Internal factions on Paradis are a perfect microcosm. The Military Police, the Royal Government, and the Survey Corps all wield different kinds of legitimacy and muscle, and you can watch how life-or-death threats rearrange alliances. Historia’s lineage and the Reiss family’s manipulation of faith show how history and myth can be weaponized to maintain rule without always needing brute force. Meanwhile, Marley demonstrates how colonial powers use both technology and social hierarchies to maintain dominance: Eldians become living weapons and second-class subjects, and the state uses fear, education, and ceremonies to keep people aligned. Add in the global stage—nations watching Paradis, diplomats manipulating truth—and you get a chessboard where the biggest moves are made by those who can convince others that their version of reality is the only safe one.

Then there’s the terrifying logic of preemption and deterrence. Once you introduce weapons that could annihilate whole populations, politics becomes a survival calculus: who can strike first, who can make a threat credible, and who is willing to accept moral costs? That’s where characters like Eren, Zeke, and Willy Tybur force you to confront the darkest realpolitik choices. Eren’s turn toward radical preventative violence is heartbreaking because it’s internally coherent within the world’s security dilemma—if everyone expects annihilation, extreme measures look rational. And yet the series never lets those rationalizations off the hook; it piles ethical consequences on top of tactical victories. The endgame plays out as a tragic collision between individual agency and structural violence, showing that changing who holds the power doesn’t automatically break cycles of fear and revenge.

What keeps drawing me back is how 'Attack on Titan' refuses easy moral comfort. Power isn’t a simple corruptor or a clean tool of liberation—it's a messy mix of coercion, performance, and desperation. Every political shift has costs, and watching characters navigate that while the world grows smaller and bloodier is uncomfortable in a way that feels honest. I’m still chewing on the way the series frames responsibility and consequence, and that unsettling complexity is why I keep rewatching and rereading it.
Hazel
Hazel
2025-10-23 01:11:32
Power in 'Attack on Titan' functions as both weapon and language: Titans are muscle, but the real victories are won by whoever controls the story. Memory manipulation, the royal family’s secrecy, and the public rituals (like speeches and propaganda) convert physical force into legitimacy. I find that chilling because readers see how easy it is for leaders to shift moral boundaries — Zeke’s euthanasia idea, Willy Tybur’s theatrical reveal, and Eren’s unilateral choice to make a devastating strike all show different faces of political logic.

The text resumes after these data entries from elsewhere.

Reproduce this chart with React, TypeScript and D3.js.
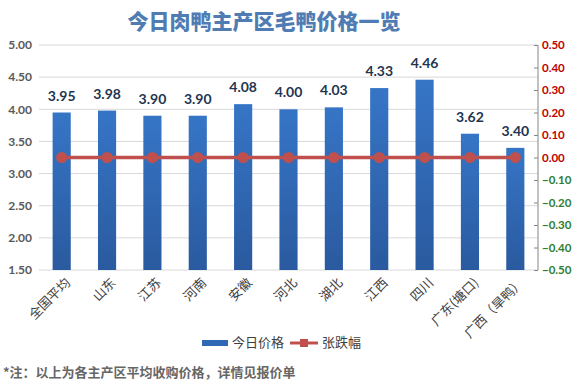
import React, { useEffect, useRef } from 'react'
import * as d3 from 'd3'

const categories = ['全国平均', '山东', '江苏', '河南', '安徽', '河北', '湖北', '江西', '四川', '广东(塘口)', '广西（旱鸭）']
const prices = [3.95, 3.98, 3.9, 3.9, 4.08, 4.0, 4.03, 4.33, 4.46, 3.62, 3.4]
const changes = [0, 0, 0, 0, 0, 0, 0, 0, 0, 0, 0]
const leftTicks = [1.5, 2.0, 2.5, 3.0, 3.5, 4.0, 4.5, 5.0]
const rightTicks = [-0.5, -0.4, -0.3, -0.2, -0.1, 0, 0.1, 0.2, 0.3, 0.4, 0.5]

const CJK = '"Noto Sans CJK SC", "Noto Sans", sans-serif'
const NUM = 'Lato, "Open Sans", sans-serif'

export default function App() {
  const ref = useRef<SVGSVGElement>(null)

  useEffect(() => {
    if (!ref.current) return
    const svg = d3.select(ref.current)
    svg.selectAll('*').remove()

    const margin = { left: 39, right: 36, top: 45, bottom: 119 }
    const W = 574, H = 389
    const width = W - margin.left - margin.right
    const height = H - margin.top - margin.bottom

    const defs = svg.append('defs')
    const grad = defs.append('linearGradient')
      .attr('id', 'barGrad').attr('x1', 0).attr('x2', 0).attr('y1', 0).attr('y2', 1)
    grad.append('stop').attr('offset', '0%').attr('stop-color', '#3675c6')
    grad.append('stop').attr('offset', '100%').attr('stop-color', '#2a5a9f')

    // title
    svg.append('text')
      .attr('x', 264).attr('y', 29)
      .attr('text-anchor', 'middle')
      .attr('font-family', CJK).attr('font-weight', 900).attr('font-size', 21)
      .attr('fill', '#4f7db3')
      .text('今日肉鸭主产区毛鸭价格一览')

    const chart = svg.append('g').attr('transform', `translate(${margin.left},${margin.top})`)

    const x = d3.scaleBand().domain(categories).range([0, width]).paddingInner(0.6).paddingOuter(0.3)
    const y = d3.scaleLinear().domain([1.5, 5]).range([height, 0])
    const y2 = d3.scaleLinear().domain([-0.5, 0.5]).range([height, 0])

    // gridlines
    chart.append('g').selectAll('line').data(leftTicks).join('line')
      .attr('x1', 0).attr('x2', width)
      .attr('y1', d => y(d)).attr('y2', d => y(d))
      .attr('stroke', '#d9d9d9').attr('stroke-width', 1)

    // left axis labels
    const yAxis = d3.axisLeft(y).tickValues(leftTicks).tickFormat(d3.format('.2f')).tickSize(0).tickPadding(7)
    const ga = chart.append('g').call(yAxis)
    ga.select('.domain').remove()
    ga.selectAll('text').attr('font-family', NUM).attr('font-size', 12).attr('font-weight', 700).attr('fill', '#595959')

    // right axis
    const yAxis2 = d3.axisRight(y2).tickValues(rightTicks).tickFormat(d3.format('.2f')).tickSize(-4).tickPadding(4)
    const gr = chart.append('g').attr('transform', `translate(${width},0)`).call(yAxis2)
    gr.select('.domain').attr('stroke', '#868686').attr('d', `M0,0V${height}`)
    gr.selectAll('.tick line').attr('stroke', '#868686')
    gr.selectAll('text')
      .attr('font-family', NUM).attr('font-size', 11.5).attr('font-weight', 700)
      .attr('fill', (d: any) => (d >= 0 ? '#c00000' : '#2e7d32'))

    // bars
    chart.append('g').selectAll('rect').data(prices).join('rect')
      .attr('x', (d, i) => x(categories[i])!)
      .attr('y', d => y(d))
      .attr('width', x.bandwidth())
      .attr('height', d => height - y(d))
      .attr('fill', 'url(#barGrad)')

    // data labels
    chart.append('g').selectAll('text').data(prices).join('text')
      .attr('x', (d, i) => x(categories[i])! + x.bandwidth() / 2)
      .attr('y', d => y(d) - 12)
      .attr('text-anchor', 'middle')
      .attr('font-family', NUM).attr('font-size', 14).attr('font-weight', 700)
      .attr('fill', '#1f3550')
      .text(d => d.toFixed(2))

    // change line
    const line = d3.line<number>()
      .x((d, i) => x(categories[i])! + x.bandwidth() / 2)
      .y(d => y2(d))
    chart.append('path').datum(changes)
      .attr('d', line)
      .attr('fill', 'none').attr('stroke', '#c0504d').attr('stroke-width', 3.5)
    chart.append('g').selectAll('circle').data(changes).join('circle')
      .attr('cx', (d, i) => x(categories[i])! + x.bandwidth() / 2)
      .attr('cy', d => y2(d))
      .attr('r', 5.5)
      .attr('fill', '#c0504d')

    // x labels
    chart.append('g').selectAll('text').data(categories).join('text')
      .attr('transform', d => `translate(${x(d)! + x.bandwidth() / 2 + 7},${height + 11}) rotate(-45)`)
      .attr('text-anchor', 'end')
      .attr('dominant-baseline', 'middle')
      .attr('font-family', CJK).attr('font-size', 13)
      .attr('fill', '#404040')
      .text(d => d)

    // legend
    const lg = svg.append('g').attr('transform', 'translate(202,343)')
    lg.append('rect').attr('x', 0).attr('y', -3).attr('width', 26).attr('height', 6).attr('fill', '#2f68b5')
    lg.append('text').attr('x', 30).attr('y', 0).attr('dominant-baseline', 'middle')
      .attr('font-family', CJK).attr('font-size', 13).attr('fill', '#404040').text('今日价格')
    lg.append('line').attr('x1', 88).attr('x2', 116).attr('y1', 0).attr('y2', 0)
      .attr('stroke', '#c0504d').attr('stroke-width', 3)
    lg.append('rect').attr('x', 98).attr('y', -4).attr('width', 8).attr('height', 8).attr('fill', '#c0504d')
    lg.append('text').attr('x', 120).attr('y', 0).attr('dominant-baseline', 'middle')
      .attr('font-family', CJK).attr('font-size', 13).attr('fill', '#404040').text('张跌幅')

    // footnote
    svg.append('text')
      .attr('x', 3).attr('y', 377)
      .attr('font-family', CJK).attr('font-size', 13).attr('font-weight', 700)
      .attr('fill', '#666666')
      .text('*注：以上为各主产区平均收购价格，详情见报价单')
  }, [])

  return (
    <svg
      ref={ref}
      width={574}
      height={389}
      style={{ position: 'absolute', left: 0, top: 0, background: '#ffffff' }}
    />
  )
}
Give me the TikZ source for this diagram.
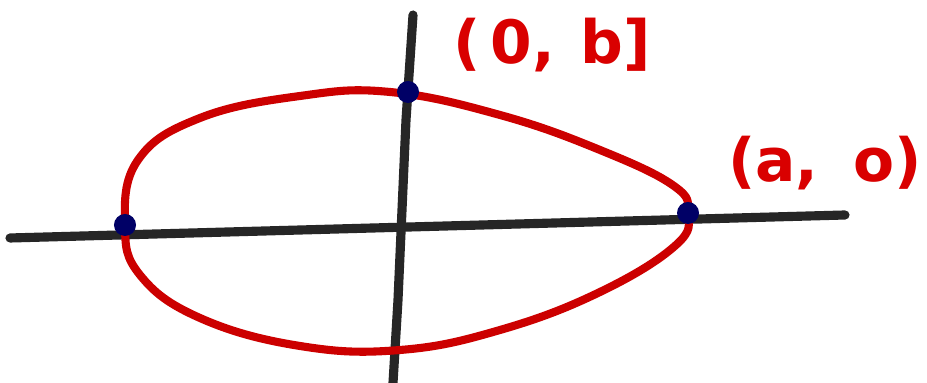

Moreover, power creates identity: Eldians are shaped into victims or villains depending on who’s telling the story, which feeds cycles of revenge. That theme makes the show feel painfully relevant; tactical brilliance and brute strength matter, but narrating history matters more. I keep coming back to how the series forces you to sit with uncomfortable questions about justice, survival, and whether catastrophic choices can ever be justified — and that lingering moral ache is why it sticks with me.